Вот это и было в нем, в Блоке, новое, по-своему глубоко и мучительно оформившееся или полуоформившееся. Налетная послереволюционная «общественность» на нем не держалась. В разговорах за столом, при других, он произносил какие-то слова «как все», и однако не был «как все», и с нашими тогдашними настроениями, довольно крайними, совсем не гармонировал.
Наедине с ним становилось понятней: он свое, для себя вырастил в душе. Свою Россию, — и ее полюбил, и любовь свою полюбил — «несказанную».
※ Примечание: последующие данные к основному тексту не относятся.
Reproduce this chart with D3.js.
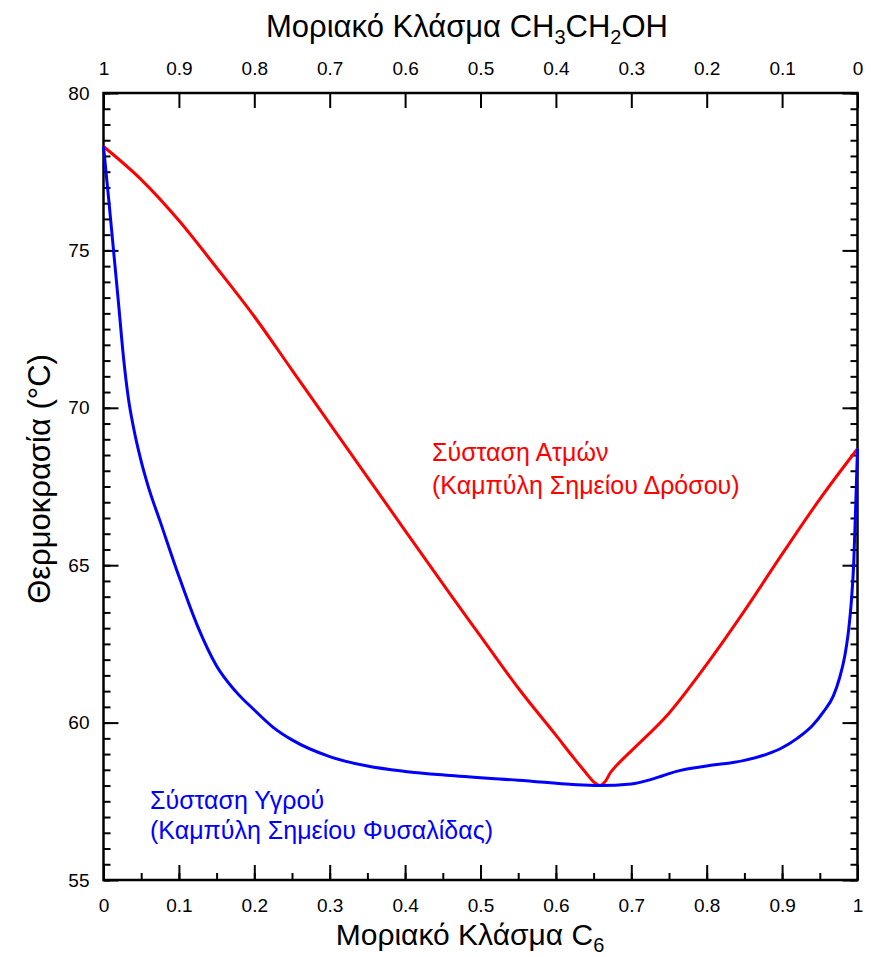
<!DOCTYPE html>
<html>
<head>
<meta charset="utf-8">
<script src="https://cdn.jsdelivr.net/npm/d3@7"></script>
<style>
  body { margin: 0; background: #fff; }
  svg text { font-family: "Liberation Sans", Arial, sans-serif; fill: #000; }
</style>
</head>
<body>
<div class="container"></div>
<script>
// vapour composition (dew point curve), x = mole fraction C6
var redX = [0, 0.05, 0.1, 0.15, 0.2, 0.25, 0.3, 0.35, 0.4, 0.46, 0.5, 0.55, 0.6, 0.623, 0.64, 0.65, 0.658, 0.666, 0.672, 0.681, 0.7, 0.75, 0.8, 0.85, 0.9, 0.95, 1.0];
var redT = [78.3, 77.25, 75.95, 74.45, 72.9, 71.2, 69.5, 67.8, 66.1, 64.07, 62.75, 61.1, 59.6, 58.9, 58.4, 58.12, 58.0, 58.15, 58.4, 58.65, 59.1, 60.3, 61.85, 63.55, 65.35, 67.1, 68.7];

// liquid composition (bubble point curve)
var blueX = [0, 0.007, 0.0133, 0.02, 0.0265, 0.033, 0.04, 0.05, 0.06, 0.075, 0.1, 0.125, 0.15, 0.175, 0.2, 0.225, 0.25, 0.3, 0.35, 0.4, 0.46, 0.55, 0.658, 0.7, 0.73, 0.76, 0.8, 0.85, 0.88, 0.9, 0.92, 0.94, 0.955, 0.968, 0.976, 0.983, 0.988, 0.992, 0.995, 0.998, 1.0];
var blueT = [78.3, 76.6, 75.0, 73.3, 71.6, 70.3, 69.35, 68.3, 67.45, 66.4, 64.65, 63.05, 61.8, 61.0, 60.4, 59.85, 59.45, 58.92, 58.62, 58.45, 58.32, 58.17, 58.0, 58.05, 58.22, 58.45, 58.62, 58.8, 59.0, 59.2, 59.5, 59.9, 60.35, 60.85, 61.4, 62.1, 62.9, 63.9, 65.06, 67.18, 68.7];

var xTicks = [0, 0.1, 0.2, 0.3, 0.4, 0.5, 0.6, 0.7, 0.8, 0.9, 1];
var yTicks = [55, 60, 65, 70, 75, 80];

var width = 877, height = 957;
// note: "top" clashes with window.top, so use prefixed names
var pLeft = 103.5, pRight = 857.5, pTop = 93, pBottom = 880;

var svg = d3.select(".container")
    .append("svg")
    .attr("width", width)
    .attr("height", height);

var x = d3.scaleLinear().domain([0, 1]).range([pLeft, pRight]);
var y = d3.scaleLinear().domain([55, 80]).range([pBottom, pTop]);

// minor tick values
var xMinor = d3.range(0, 21).map(function(i) { return i / 20; });
var yMinor = d3.range(0, 51).map(function(i) { return 55 + i / 2; });

function fmt(d) { return String(+d.toFixed(1)); }

// bottom axis
svg.append("g").attr("transform", "translate(0," + pBottom + ")")
    .call(d3.axisBottom(x).tickValues(xMinor).tickSize(-7).tickFormat(""));
svg.append("g").attr("class", "lab").attr("transform", "translate(0," + pBottom + ")")
    .call(d3.axisBottom(x).tickValues(xTicks).tickSize(-15).tickPadding(19).tickFormat(fmt));

// top axis (ethanol = 1 - C6)
svg.append("g").attr("class", "lab").attr("transform", "translate(0," + pTop + ")")
    .call(d3.axisTop(x).tickValues(xTicks).tickSize(-15).tickPadding(18)
        .tickFormat(function(d) { return fmt(1 - d); }));

// left axis
svg.append("g").attr("transform", "translate(" + pLeft + ",0)")
    .call(d3.axisLeft(y).tickValues(yMinor).tickSize(-7).tickFormat(""));
svg.append("g").attr("class", "lab").attr("transform", "translate(" + pLeft + ",0)")
    .call(d3.axisLeft(y).tickValues(yTicks).tickSize(-15).tickPadding(14).tickFormat(d3.format("d")));

// right axis
svg.append("g").attr("transform", "translate(" + pRight + ",0)")
    .call(d3.axisRight(y).tickValues(yMinor).tickSize(-7).tickFormat(""));
svg.append("g").attr("transform", "translate(" + pRight + ",0)")
    .call(d3.axisRight(y).tickValues(yTicks).tickSize(-15).tickFormat(""));

svg.selectAll(".domain").remove();
svg.selectAll(".tick line").attr("stroke", "#000").attr("stroke-width", 2);
svg.selectAll(".lab").attr("font-size", null).attr("font-family", null);
svg.selectAll(".lab text").style("font-size", "19px");

// frame
svg.append("rect")
    .attr("x", pLeft).attr("y", pTop)
    .attr("width", pRight - pLeft).attr("height", pBottom - pTop)
    .attr("fill", "none").attr("stroke", "#000").attr("stroke-width", 2.5);

// curves
var line = d3.line()
    .x(function(d) { return x(d[0]); })
    .y(function(d) { return y(d[1]); })
    .curve(d3.curveMonotoneX);

var redData = redX.map(function(v, i) { return [v, redT[i]]; });
var blueData = blueX.map(function(v, i) { return [v, blueT[i]]; });

svg.append("path").datum(redData)
    .attr("d", line).attr("fill", "none")
    .attr("stroke", "#ff0000").attr("stroke-width", 3);

svg.append("path").datum(blueData)
    .attr("d", line).attr("fill", "none")
    .attr("stroke", "#0000ff").attr("stroke-width", 3);

// curve labels
var redLab = svg.append("text").attr("x", 432).attr("y", 461)
    .style("font-size", "25px").style("fill", "#ff0000");
redLab.append("tspan").attr("x", 432).text("Σύσταση Ατμών");
redLab.append("tspan").attr("x", 432).attr("dy", 33).text("(Καμπύλη Σημείου Δρόσου)");

var blueLab = svg.append("text").attr("x", 150).attr("y", 809)
    .style("font-size", "25px").style("fill", "#0000ff");
blueLab.append("tspan").attr("x", 150).text("Σύσταση Υγρού");
blueLab.append("tspan").attr("x", 150).attr("dy", 30).text("(Καμπύλη Σημείου Φυσαλίδας)");

// axis titles
var topTitle = svg.append("text").attr("x", 467).attr("y", 37)
    .attr("text-anchor", "middle").style("font-size", "31px");
topTitle.append("tspan").text("Μοριακό Κλάσμα CH");
topTitle.append("tspan").attr("dy", 7).style("font-size", "20px").text("3");
topTitle.append("tspan").attr("dy", -7).text("CH");
topTitle.append("tspan").attr("dy", 7).style("font-size", "20px").text("2");
topTitle.append("tspan").attr("dy", -7).text("OH");

var botTitle = svg.append("text").attr("x", 470).attr("y", 945)
    .attr("text-anchor", "middle").style("font-size", "30px");
botTitle.append("tspan").text("Μοριακό Κλάσμα C");
botTitle.append("tspan").attr("dy", 7).style("font-size", "20px").text("6");

svg.append("text")
    .attr("transform", "translate(50,479) rotate(-90)")
    .attr("text-anchor", "middle").style("font-size", "31px")
    .text("Θερμοκρασία (°C)");
</script>
</body>
</html>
Блок был нездоров. Мы поехали к нему как-то вечером, в маленькую его квартирку на Галерной.
Сжато, уютно, просто; много книг. Сам Блок дома сжатый и простой. Л. Д., жена его, — очень изменилась. Такая же красивая, крупная, — слишком крупная для маленьких комнат, маленького чайного стола, — все-таки была не та. В ней погас играющий свет, а от него шла ее главная прелесть.
Мы знали, что за эти годы она увлеклась театром, много работала, ездила по России с частной труппой. Но, повторяю, не это ее изменяло, да и каботинка в ней, такой спокойной, не чувствовалась. В ней и свет был, но другой, не тот, не прежний, и очень вся она была иная.
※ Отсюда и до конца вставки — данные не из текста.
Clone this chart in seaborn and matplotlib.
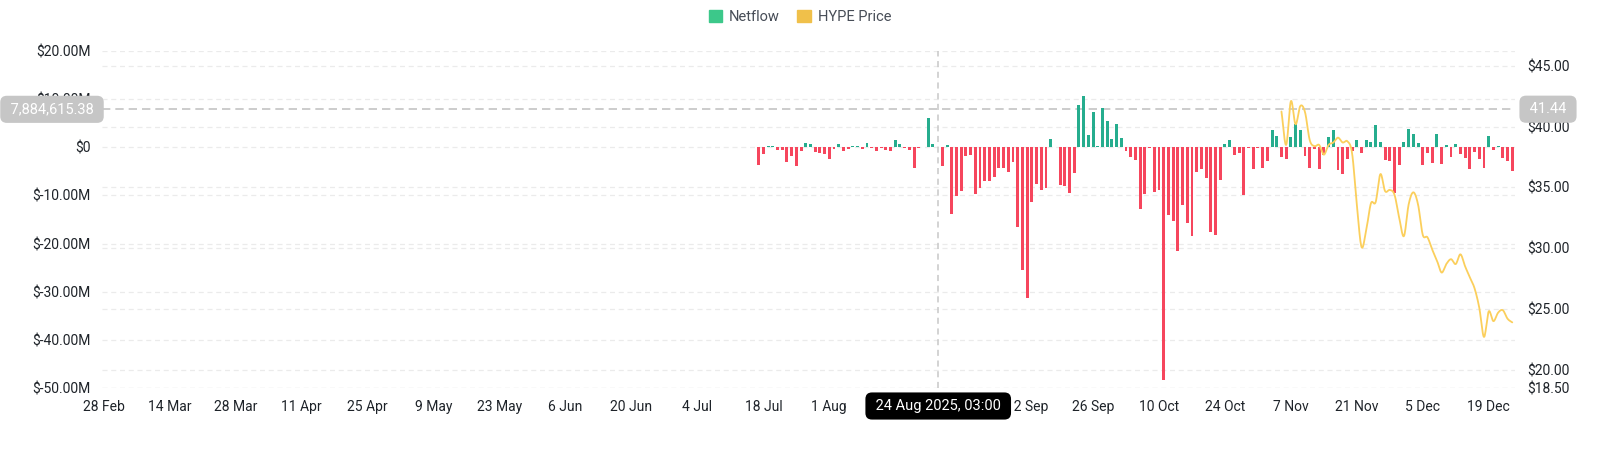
import numpy as np
import pandas as pd
import matplotlib
matplotlib.use('Agg')
import matplotlib.pyplot as plt
import matplotlib.dates as mdates
import matplotlib.transforms as mtransforms
from matplotlib.patches import Patch
from matplotlib.ticker import FuncFormatter
import seaborn as sns

# --- data ---
netflow_start = '2025-07-17'
netflow_m = [
    -3.7, -1.4, 0.3, 0.2, -0.6, -0.6, -3.0, -1.9, -3.8, -0.8,
    0.8, 0.6, -0.9, -1.1, -1.4, -2.4, -0.35, 0.75, -0.8, -0.35,
    0.3, 0.3, -0.3, 0.8, -0.05, -0.8, -0.05, -0.6, -0.75, 1.5,
    0.7, -0.2, -0.6, -4.4, -0.15, 0.0, 6.1, 0.7, 0.0, -3.9,
    0.5, -13.9, -10.1, -9.1, -1.8, -1.6, -9.6, -8.5, -6.9, -6.9,
    -6.1, -4.3, -4.3, -5.1, -3.1, -16.6, -25.5, -31.4, -11.4, -7.6,
    -8.8, -8.5, 1.7, 0.0, -7.8, -8.0, -9.5, -5.4, 8.7, 10.6,
    2.6, 7.4, 0.2, 8.2, 5.5, 1.8, 4.9, 2.0, -0.8, -2.1,
    -2.6, -12.8, -9.6, -0.2, -9.3, -8.8, -48.3, -14.0, -15.3, -21.5,
    -11.9, -15.7, -18.4, -5.1, -4.5, -6.3, -17.5, -18.2, -6.7, 0.6,
    1.5, -1.6, -1.1, -10.0, -0.2, -4.5, -0.15, -4.2, -2.8, 3.5,
    2.3, -2.1, -2.5, 2.2, 4.9, 3.6, -1.9, -4.2, -0.35, -4.6,
    -1.6, 2.1, 3.6, -4.7, -5.5, -2.5, -0.8, 1.5, -1.1, 1.5,
    1.0, 4.7, 1.2, -2.7, -2.9, -9.4, -3.6, 1.0, 3.7, 2.8,
    0.9, -3.7, -1.1, -3.3, 2.8, -3.4, 0.4, -2.1, 0.6, -1.4,
    -2.3, -4.6, -0.9, -2.4, -4.3, 2.3, -0.5, 0.3, -2.3, -2.9,
    -5.0,
]

price_start = '2025-11-05'
hype_price = [
    41.25, 38.5, 42.1, 40.2, 41.7, 41.2, 38.9, 38.4, 38.5, 37.7,
    38.5, 38.7, 39.1, 38.7, 38.8, 37.8, 33.6, 30.1, 31.5, 33.7,
    33.8, 36.1, 34.7, 34.8, 34.4, 32.5, 31.0, 33.6, 34.6, 33.6,
    31.1, 30.9, 29.9, 29.0, 28.0, 28.7, 29.1, 28.7, 29.5, 28.5,
    27.6, 26.7, 25.1, 22.7, 24.8, 24.0, 24.7, 24.9, 24.2, 23.9,
]

x_tick_first = '2025-02-28'
x_tick_last = '2025-12-19'
left_ticks_m = [20, 10, 0, -10, -20, -30, -40, -50]
right_ticks = [18.5, 20, 25, 30, 35, 40, 45]

cursor_time = '2025-08-24 03:00'
cursor_netflow = 7884615.38
cursor_price = 41.44

GREEN = '#26ad8e'
RED = '#f6465d'
LINE = '#fbcf5c'
GRID = '#ebebeb'
TXT = '#1e2329'


def catmull_rom(x, y, steps=12):
    """Smooth curve through the points (only for drawing)."""
    x = np.asarray(x, float)
    y = np.asarray(y, float)
    xp = np.concatenate([[2 * x[0] - x[1]], x, [2 * x[-1] - x[-2]]])
    yp = np.concatenate([[2 * y[0] - y[1]], y, [2 * y[-1] - y[-2]]])
    t = np.linspace(0, 1, steps, endpoint=False)
    xs, ys = [], []
    for k in range(len(x) - 1):
        for arr, out in ((xp, xs), (yp, ys)):
            p0, p1, p2, p3 = arr[k:k + 4]
            out.append(0.5 * (2 * p1 + (-p0 + p2) * t
                              + (2 * p0 - 5 * p1 + 4 * p2 - p3) * t ** 2
                              + (-p0 + 3 * p1 - 3 * p2 + p3) * t ** 3))
    xs.append([x[-1]])
    ys.append([y[-1]])
    return np.concatenate(xs), np.concatenate(ys)


sns.set_theme(style='white')
plt.rcParams['font.family'] = ['Roboto', 'DejaVu Sans']

flow_dates = pd.date_range(netflow_start, periods=len(netflow_m), freq='D')
flow = np.array(netflow_m) * 1e6
price_dates = pd.date_range(price_start, periods=len(hype_price), freq='D')

fig = plt.figure(figsize=(16, 4.54), dpi=100)
ax = fig.add_axes([102 / 1600, 1 - 388 / 454, (1515 - 102) / 1600, (388 - 51) / 454])
ax2 = ax.twinx()

# netflow bars
colors = [GREEN if v >= 0 else RED for v in flow]
ax.bar(flow_dates, flow, width=0.62, color=colors, linewidth=0, zorder=2)

# price line (smoothed for display)
sx, sy = catmull_rom(mdates.date2num(price_dates), hype_price)
sns.lineplot(x=mdates.num2date(sx), y=sy, ax=ax2, color=LINE, linewidth=1.3,
             estimator=None, sort=False)

# axes ranges
ax.set_ylim(min(left_ticks_m) * 1e6, max(left_ticks_m) * 1e6)
ax2.set_ylim(min(right_ticks), 46.23)
ax.set_xlim(pd.Timestamp(x_tick_first) - pd.Timedelta(hours=10),
            pd.Timestamp(flow_dates[-1]) + pd.Timedelta(hours=14))

# ticks
xt = pd.date_range(x_tick_first, x_tick_last, freq='14D')
ax.set_xticks(xt)
ax.xaxis.set_major_formatter(FuncFormatter(
    lambda v, p: f"{mdates.num2date(v).day} {mdates.num2date(v).strftime('%b')}"))
ax.set_yticks([t * 1e6 for t in left_ticks_m])
ax.yaxis.set_major_formatter(FuncFormatter(
    lambda v, p: '$0' if v == 0 else f'${v / 1e6:.2f}M'))
ax2.set_yticks(right_ticks)
ax2.yaxis.set_major_formatter(FuncFormatter(lambda v, p: f'${v:.2f}'))

ax.tick_params(axis='x', length=0, pad=8.5, labelsize=10, labelcolor=TXT)
ax.tick_params(axis='y', length=0, pad=8, labelsize=10, labelcolor=TXT)
ax2.tick_params(axis='y', length=0, pad=9, labelsize=10, labelcolor=TXT)
ax.set_xlabel('')
ax.set_ylabel('')
ax2.set_xlabel('')
ax2.set_ylabel('')
for a in (ax, ax2):
    for s in a.spines.values():
        s.set_visible(False)

# grid: left ticks plus right ticks mapped onto the left scale
dash = (0, (4, 3))
ax.grid(False)
ax2.grid(False)
lo, hi = ax.get_ylim()
lo2, hi2 = ax2.get_ylim()
for t in ax.get_yticks():
    ax.axhline(t, color=GRID, linestyle=dash, linewidth=0.9, zorder=0.5)
for t in right_ticks:
    ax.axhline(lo + (t - lo2) / (hi2 - lo2) * (hi - lo), color=GRID,
               linestyle=dash, linewidth=0.9, zorder=0.5)

# crosshair
ax.axvline(pd.Timestamp(cursor_time), color='#c8c8c8', linestyle=(0, (4, 3)),
           linewidth=1.1, zorder=1)
ax.axhline(cursor_netflow, color='#c4c4c4', linestyle=(0, (5, 3)),
           linewidth=1.2, zorder=1)

left_tr = mtransforms.blended_transform_factory(fig.transFigure, ax.transData)
ax.text(0.0325, cursor_netflow, f' {cursor_netflow:,.2f} ', transform=left_tr,
        ha='center', va='center', color='white', fontsize=10.5, zorder=10,
        bbox=dict(boxstyle='round,pad=0.45', fc='#c6c6c6', ec='none'))
right_tr = mtransforms.blended_transform_factory(fig.transFigure, ax2.transData)
ax2.text(1548 / 1600, cursor_price, f' {cursor_price:.2f} ', transform=right_tr,
         ha='center', va='center', color='white', fontsize=10.5, zorder=10,
         bbox=dict(boxstyle='round,pad=0.45', fc='#c6c6c6', ec='none'))
bottom_tr = mtransforms.blended_transform_factory(ax.transData, fig.transFigure)
ct = pd.Timestamp(cursor_time)
ax.text(ct, 1 - 406 / 454, f" {ct.day} {ct.strftime('%b %Y, %H:%M')} ",
        transform=bottom_tr, ha='center', va='center', color='white',
        fontsize=10.5, zorder=10,
        bbox=dict(boxstyle='round,pad=0.45', fc='black', ec='none'))

# legend
handles = [Patch(color='#3cc88a', label='Netflow'),
           Patch(color='#f0c04a', label='HYPE Price')]
fig.legend(handles=handles, loc='center', bbox_to_anchor=(0.5, 1 - 17 / 454),
           ncol=2, frameon=False, handlelength=0.9, handleheight=0.9,
           handletextpad=0.5, columnspacing=1.2, fontsize=10.5,
           labelcolor='#474d57')

fig.savefig('out.png', dpi=100)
Помнилась и она, однако, такой, как была перед отъездом нашим, и хотелось с ними обоими найти хоть какую-нибудь жизненную или общественную связь. Надо сказать, что за время нашего отсутствия в Петербурге создалось (из остатков прежних Религ[иозно]-философских собраний) целое Р[елигиозно]-ф[илософское] Общество, официально разрешенное. Мы в нем принимали, конечно, участие, — это был как раз «сезон о Боге», когда начались наши столкновения с эсдеками (эсдеки и выдумали нелепое разделение на «богостроителей» и «богоискателей»). Но Общество, многолюдное и чисто интеллигентское, не удовлетворяло нас. И мы вздумали создать секцию, нечто более интимное, но в то же время и более широкое по задачам. Чтобы обойти цензуру — назвали секцию секцией «по изучению истории религий». Непременно хотелось привлечь в эту секцию обоих Блоков. Блок несколько раз приходил к нам, когда создавалась секция, был чуть ли не одним из ее «учредителей».
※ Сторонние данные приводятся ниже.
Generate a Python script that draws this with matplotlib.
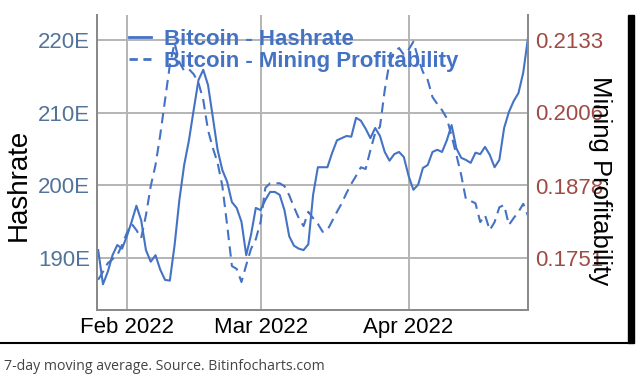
import numpy as np
import pandas as pd
import matplotlib
matplotlib.use('Agg')
import matplotlib.pyplot as plt
import matplotlib.dates as mdates
from matplotlib.lines import Line2D
from matplotlib.patches import Rectangle

# Daily values, 7-day moving average
dates = pd.date_range('2022-01-26', '2022-04-26', freq='D')

hashrate = [
    191.1, 186.4, 188.1, 190.4, 191.8, 191.3,
    193.0, 195.0, 197.2, 195.2, 191.1, 189.5, 190.4, 188.4, 187.0, 186.9,
    191.8, 198.0, 202.8, 206.2, 210.4, 214.5, 215.9, 213.8, 209.4, 204.9,
    202.1, 200.5, 197.7, 196.9, 195.0, 190.4, 193.2, 196.9,
    196.6, 198.0, 199.1, 199.1, 198.7, 196.6, 193.0, 191.7, 191.3, 191.1,
    191.9, 198.7, 202.5, 202.5, 202.5, 204.5, 206.2, 206.5, 206.8, 206.7,
    209.3, 208.9, 207.8, 206.5, 207.9, 206.8, 204.6, 203.4, 204.3, 204.6,
    203.9,
    201.3, 199.4, 200.1, 202.4, 202.8, 204.6, 204.9, 204.6, 206.2, 208.3,
    205.1, 203.8, 203.5, 203.1, 204.5, 204.3, 205.3, 204.2, 202.5, 203.5,
    207.9, 210.1, 211.6, 212.7, 215.5, 220.3,
]

profitability = [
    0.1713, 0.1727, 0.1742, 0.1749, 0.1756, 0.1774,
    0.1795, 0.1811, 0.1800, 0.1786, 0.1826, 0.1877, 0.1914, 0.1967, 0.2028, 0.2089,
    0.2128, 0.2094, 0.2079, 0.2082, 0.2073, 0.2058, 0.2028, 0.1975, 0.1944, 0.1918,
    0.1877, 0.1809, 0.1737, 0.1732, 0.1709, 0.1739, 0.1767, 0.1784,
    0.1814, 0.1874, 0.1882, 0.1882, 0.1882, 0.1877, 0.1861, 0.1840, 0.1821, 0.1807,
    0.1832, 0.1821, 0.1811, 0.1797, 0.1800, 0.1816, 0.1832, 0.1847, 0.1865, 0.1881,
    0.1895, 0.1910, 0.1907, 0.1940, 0.1970, 0.1981, 0.2045, 0.2094, 0.2112, 0.2119,
    0.2107,
    0.2116, 0.2130, 0.2101, 0.2077, 0.2063, 0.2033, 0.2021, 0.2010, 0.1996, 0.1965,
    0.1932, 0.1897, 0.1854, 0.1851, 0.1847, 0.1814, 0.1826, 0.1800, 0.1814, 0.1840,
    0.1844, 0.1809, 0.1821, 0.1832, 0.1846, 0.1825,
]

left_ticks = [190, 200, 210, 220]
left_labels = ['190E', '200E', '210E', '220E']
right_ticks = [0.1751, 0.1878, 0.2006, 0.2133]
right_labels = ['0.1751', '0.1878', '0.2006', '0.2133']
month_ticks = pd.to_datetime(['2022-02-01', '2022-03-01', '2022-04-01'])

line_color = '#4472c4'
left_color = '#52739a'
right_color = '#a04a44'

plt.rcParams['font.family'] = ['Liberation Sans', 'DejaVu Sans']

fig = plt.figure(figsize=(6.4, 3.79), dpi=100)
ax = fig.add_axes([97 / 640, 1 - 310 / 379, (528 - 97) / 640, (310 - 15) / 379])
ax2 = ax.twinx()

ax.plot(dates, hashrate, color=line_color, linewidth=1.5, label='Bitcoin - Hashrate')
ax2.plot(dates, profitability, color=line_color, linewidth=1.5, linestyle=(0, (5, 3)),
         label='Bitcoin - Mining Profitability')

ax.set_xlim(dates[0] - pd.Timedelta(hours=6), dates[-1])
ax.set_ylim(182.86, 223.44)
ax2.set_ylim(0.1660, 0.21768)

ax.set_yticks(left_ticks)
ax.set_yticklabels(left_labels)
ax2.set_yticks(right_ticks)
ax2.set_yticklabels(right_labels)
ax.set_xticks(month_ticks)
ax.xaxis.set_major_formatter(mdates.DateFormatter('%b %Y'))

ax.tick_params(axis='y', length=0, pad=5, labelsize=16, labelcolor=left_color)
ax2.tick_params(axis='y', length=0, pad=5, labelsize=16, labelcolor=right_color)
ax.tick_params(axis='x', length=0, pad=5, labelsize=16, labelcolor='black')

ax.grid(True, color='#b4b4b4', linewidth=1.4)
ax.set_axisbelow(True)

for a in (ax, ax2):
    a.spines['top'].set_visible(False)
    for s in ('left', 'right', 'bottom'):
        a.spines[s].set_color('#8a8a8a')
        a.spines[s].set_linewidth(1.4)

ax.set_ylabel('Hashrate', fontsize=20, color='black', va='center')
ax.yaxis.set_label_coords(-78 / 431, 0.424)
ax2.set_ylabel('Mining Profitability', fontsize=18.5, color='black', rotation=270,
               va='center')
ax2.yaxis.set_label_coords(1 + 72 / 431, 0.44)

handles = [Line2D([], [], color=line_color, linewidth=2),
           Line2D([], [], color=line_color, linewidth=2, linestyle=(0, (3, 2)))]
leg = ax.legend(handles, ['Bitcoin - Hashrate', 'Bitcoin - Mining Profitability'],
                loc='upper left', bbox_to_anchor=(0.027, 1.02), frameon=False,
                handlelength=1.0, handletextpad=0.6, labelspacing=0.05,
                prop={'weight': 'bold', 'size': 16})
for t in leg.get_texts():
    t.set_color(line_color)
leg.set_zorder(5)

# screenshot border lines
fig.add_artist(Line2D([0, 630 / 640], [1 - 343 / 379, 1 - 343 / 379],
                      color='black', linewidth=1.5, transform=fig.transFigure))
fig.add_artist(Rectangle((628 / 640, 1 - 343 / 379), 6 / 640, (343 - 15) / 379,
                         color='black', transform=fig.transFigure))

fig.text(4 / 640, 1 - 367 / 379, '7-day moving average. Source. Bitinfocharts.com',
         fontsize=10.2, color='#444444', family=['Open Sans', 'DejaVu Sans'],
         va='center', ha='left')

fig.savefig('out.png', dpi=100)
Однако, после нескольких заседаний, и он, и жена его — исчезли. Да так, что и к нам Блок перестал ходить.
Встречаю где-то Л[юбовь] Д[митриев]ну.
— Отчего вас не видно на Гагаринской? (Там собиралась секция.) Надоело? Заняты?
Ответ получаю наивно-прямой, который сам Блок не дал бы, конечно: на Гагаринской говорят о том, что… должно быть «несказáнно».
В наивном ответе была тень безнадежной правды: и мы поняли, что ни в каких «секциях», даже самых совершенных, Блок бывать не будет и бывать не может.
В эти годы, такие внешне шумные, порою суетливые, такие внутренне трудные, тяжелые и сосредоточенные, — я помню Блока все время около нас, но не с нами; не в нашей жизни — а близ нее. У меня была потребность видеть его; очевидно, была она и у него, — он приходил часто. Но всегда один, и тогда, когда мы бывали одни. Приходил надолго; мы засиживались с ним — иногда и наедине — до поздней ночи. Читал мне свое, или просто говорили… о чем? Не о стихах, не о людях, не о нем, — а то, пожалуй, и о стихах, и о людях, и о нем, в особом аспекте, как über dieletzten Dinge — как «о самых важных, последних вещах» — около них, разумеется.